Hellbeck met Podlubny before he died. He also had an encounter with the third of his diarists, Leonid Potemkin. A retired deputy minister of geology of the Soviet Union, Potemkin could look back on a long and successful career. Born in 1914, in a village in the Kama River region, into a petit bourgeois family, he started writing his diary in 1928, while he was still at school. Of all the diarists his attitudes and procedures are the most systematic, even programmatic. He works on his self as though polishing a diamond. He is a model vydvishenets, the protagonist of upward mobility in the 1930s: a young, cultured, working-class man in a white shirt, suit and tie, cultivating the manners of the new establishment, writing about Tchaikovsky and reciting Heine. ‘I feel,’ the young Potemkin wrote, ‘that I will (one day) stand before the court of society, where the details of my life will be examined. I feel that I am under inspection.’ For him, as for the historian, his passage from poor villager to qualified engineer is the paradigmatic realisation of the ‘Soviet dream’.

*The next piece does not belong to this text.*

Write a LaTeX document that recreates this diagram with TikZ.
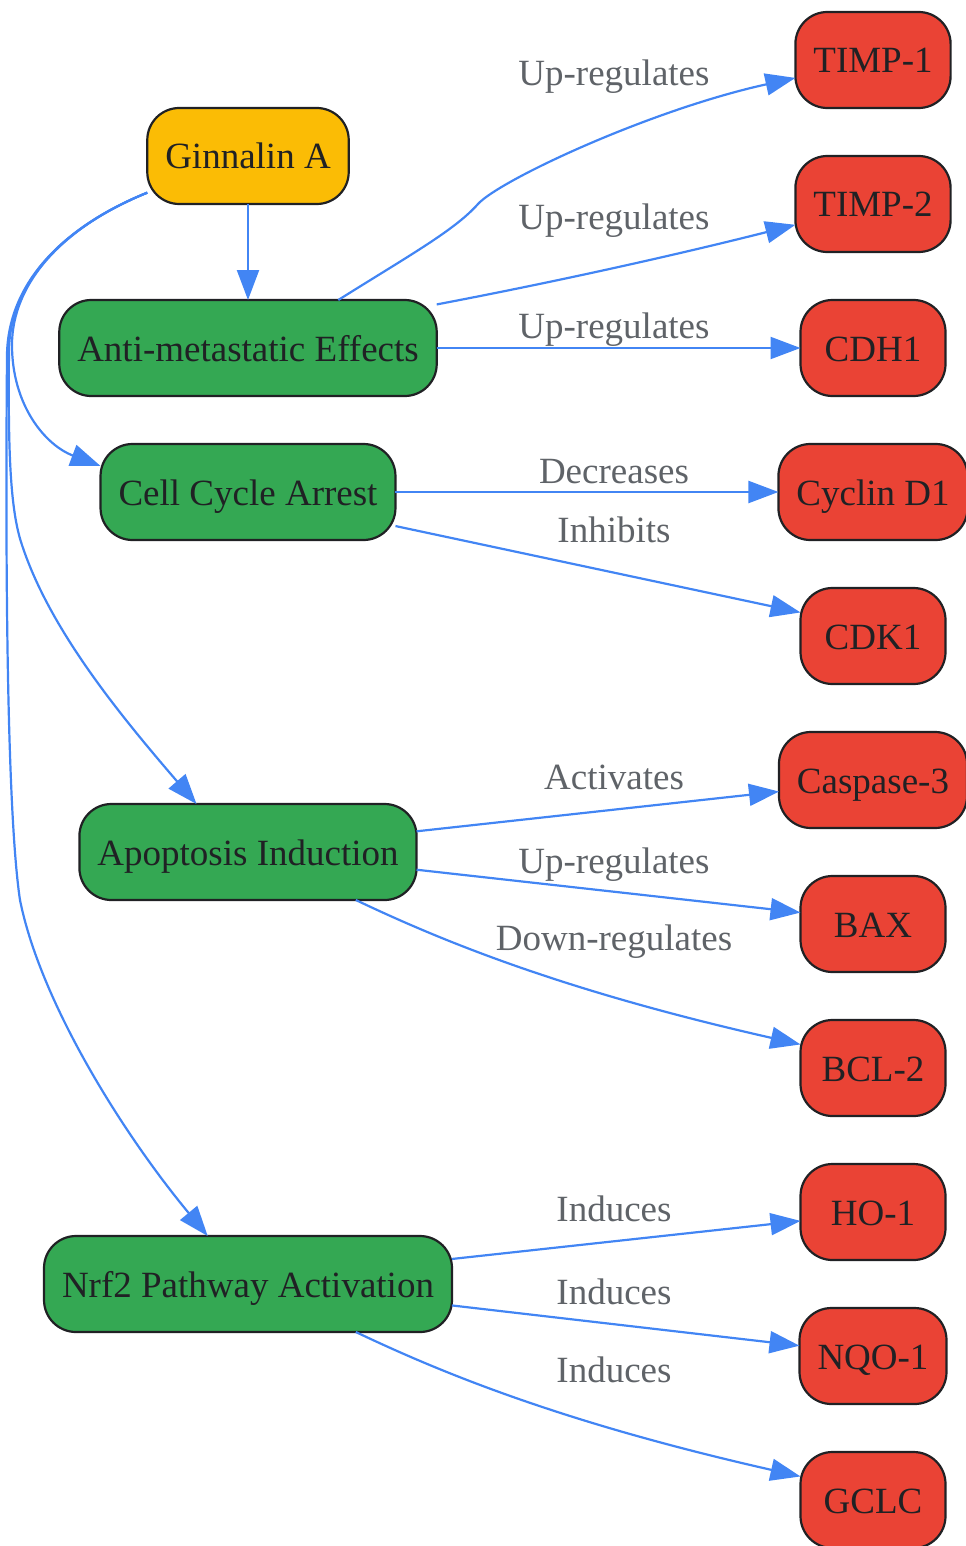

The fourth diary is, even in the context of these extraordinary documents, unique and at times shocking. Alexander Afinogenov was one of the most successful Soviet playwrights of the 1920s and 1930s. The borders between fiction and fact are blurred in his diary, which sometimes seems to function as a notebook for his future plays, and which covers, in fragments, the period between 1926 and 1941.
Born in 1904, into the family of a railway employee, Afinogenov was, in his most successful years, close to Maxim Gorky and the inner circle of power – he met Stalin several times. But in 1937 he was expelled from the Party; some of his colleagues (Vladimir Kirshon, for instance) were killed. Despite this, he confesses that the year of the Great Terror was the year of his rebirth, that the time of fear resulted in his most productive thinking and writing. ‘For him,’ Hellbeck says,
the terror induced a veritable explosion of autobiographical writing. The Stalinist purge emerges in his case not as an expression of absolute estrangement between state and citizens, but as an intense synergetic link between individuals and the state, in which the respective agendas of social purification and individual self-purification fused . . . As the Stalinist regime increased its demands for the unmasking of Trotskyist enemies, Afinogenov by means of his diary proceeded to scrutinise and cleanse his soul.

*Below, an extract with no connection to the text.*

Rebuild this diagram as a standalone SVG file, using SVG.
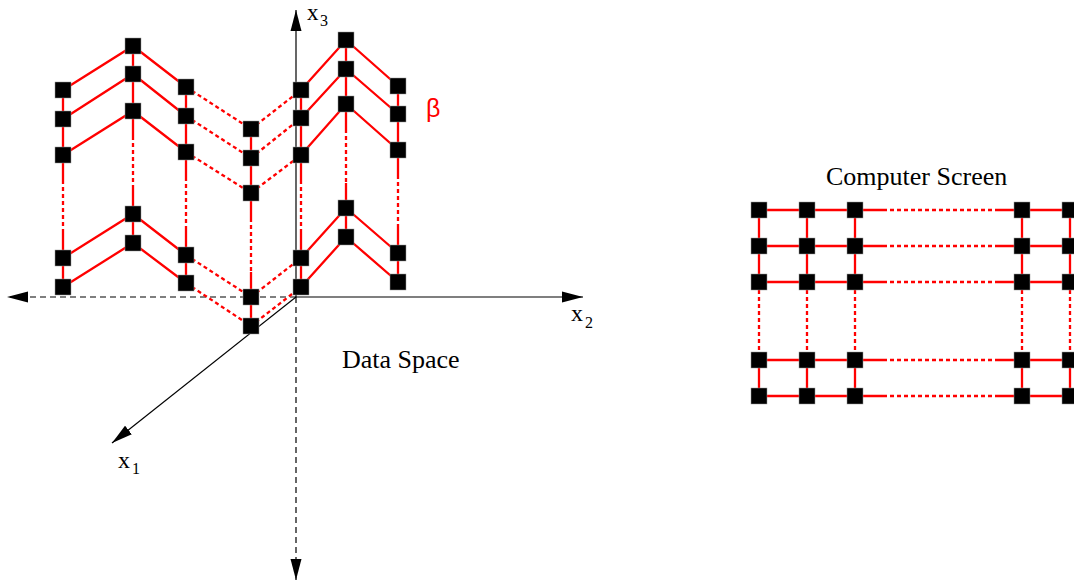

In 1938 Afinogenov was reinstated as a Party member. He was convinced that the Great Purge was necessary and he wanted to be a participant in it, and an active one, prepared to denounce even himself. He saw Stalin as the architect of a new world and himself as a bricklayer or, rather, as his master’s inkwell. Afinogenov died during an air-raid in October 1941, in the building of the Central Committee of the Communist Party in Moscow.

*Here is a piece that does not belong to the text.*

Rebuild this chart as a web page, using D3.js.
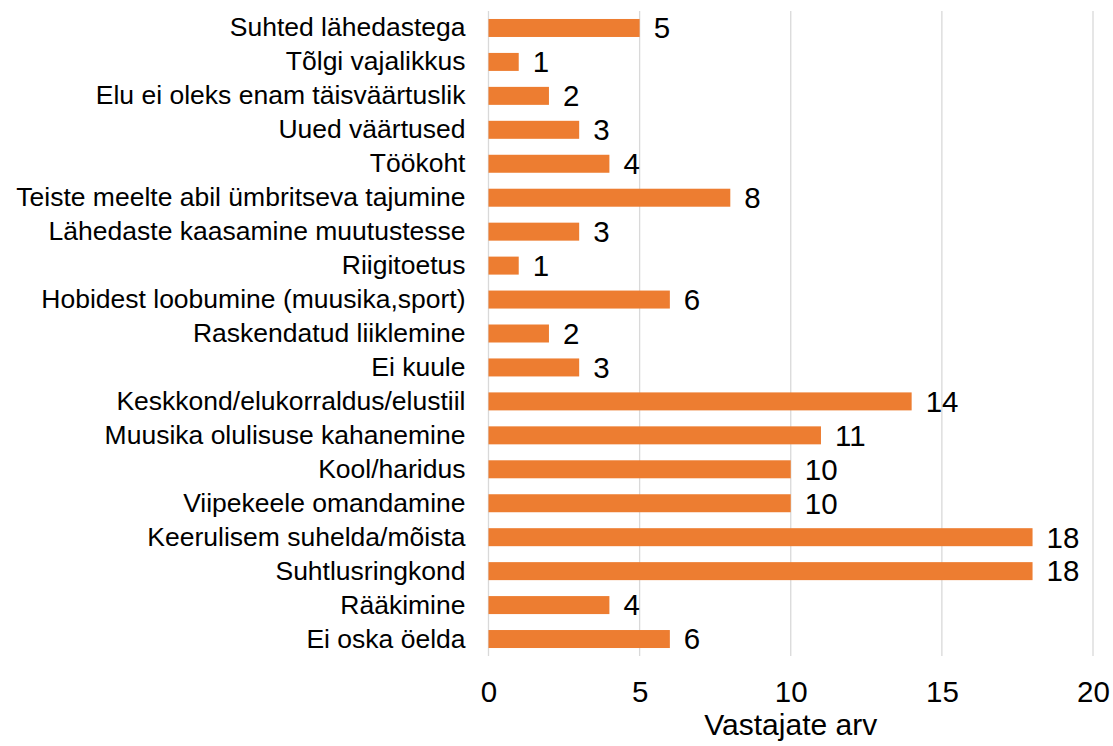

All four diarists express the sense that they live in ‘historic times’ worthy of exact documentation and analysis. They are part of a tradition with strong roots in Russian culture, especially in the history of the intelligentsia, with its cult of self-perfection and ethos of serving the people. After the Revolution, the combination of an inferiority complex and a sense of mission to represent the nation’s conscience came to extend beyond the intelligentsia. A new mythos emerged, orchestrated again by intellectuals, that of the New Man or Hero, as Gorky put it.
But more important was the impact of the huge social upheavals that began with the First World War, the Revolution and the Civil War, and continued with the mass migrations, famine and violent clashes in the countryside. Social identities disintegrated and were reconfigured by the phenomenon of ‘a whole empire walking’, as the historian Peter Gatrell has described it. The cities were overcrowded with peasants who had lost their stable way of life, their social position, their framework of values. These diaries show the struggle involved in negotiating the extremes of the epoch, in creating a self able to live simultaneously in the village and in the urban world, in premodern and revolutionary times. The destruction of ‘normality’ and the permanent state of emergency put everyone under almost unbearable pressure, subject to a violent and ruthless regime which created entirely new conditions for the constitution of a self. The classification of social groups – workers, intellectuals, peasants – proved to be more or less fictitious. As Hellbeck writes,
The exploding political paranoia of the 1930s, the massive increase in suspicion against supposed enemies of the people, also expressed a crisis induced by the breakdown of the traditional Marxist tool of class analysis in evaluating the individual. Where there were no more alien classes to point to, the proclivity to demonise existing obstacles on the road to socialism became overwhelming.
As Sheila Fitzpatrick has shown, when the notion of class no longer makes sense, and class ascription becomes arbitrary, the desire to construct an identity, to make the New Man, becomes powerful. Even such a convinced Communist as Julya Piatnitskaya felt the ground shift after the arrest of her husband. ‘Who is he?’ she wrote in her diary. Her first inclination was to trust him; after all, they had been married for 17 years. But this would mean that the Party was at fault. ‘Obviously I don’t think that. Obviously Piatnitsky was never a professional revolutionary, but a professional scoundrel – a spy or provocateur.’ Hellbeck comments that
the diary served as a tool by which she could release her poisonous thoughts and thereby regain the assured and unified voice of a devoted revolutionary. Her task was to ‘prove, not for others, but for yourself . . . that you stand higher than a wife, and higher than a mother. You will prove with this that you are a citizen of the Great Soviet Union. And if you don’t have the strength to do this, then to the devil with you.’
Jochen Hellbeck has opened up a new way into the private inner world of the Stalin years, a world to which former schools of Soviet history didn’t pay much attention. These diaries weren’t written in 19th-century Paris or Fin-de-Siècle Vienna, in the semi-public space of the Ringstrassen-Café or the Parisian salon. The permanent flux in what Moshe Lewin has called a ‘wind sand society’ – one of crowded communal apartments with dozens of inhabitants, endless queues outside department stores or NKVD offices, an atmosphere of omnipresent fear and suspicion – meant that the formation of subjectivity took place in very different conditions.
Maybe this will be one of the main implications of Hellbeck’s discovery. There can’t now be a cultural history of the 20th century that ignores the experience of forging the self under the conditions of Communist – and especially Stalinist – rule. It took almost half a century for the diaries kept by the German Jew Victor Klemperer between 1933 and 1945 to be discovered and edited, and more than half a century to excavate Podlubny’s and Afinogenov’s diaries. Together they give us a rough idea of what happened to the individual during the ‘Age of Extremes’.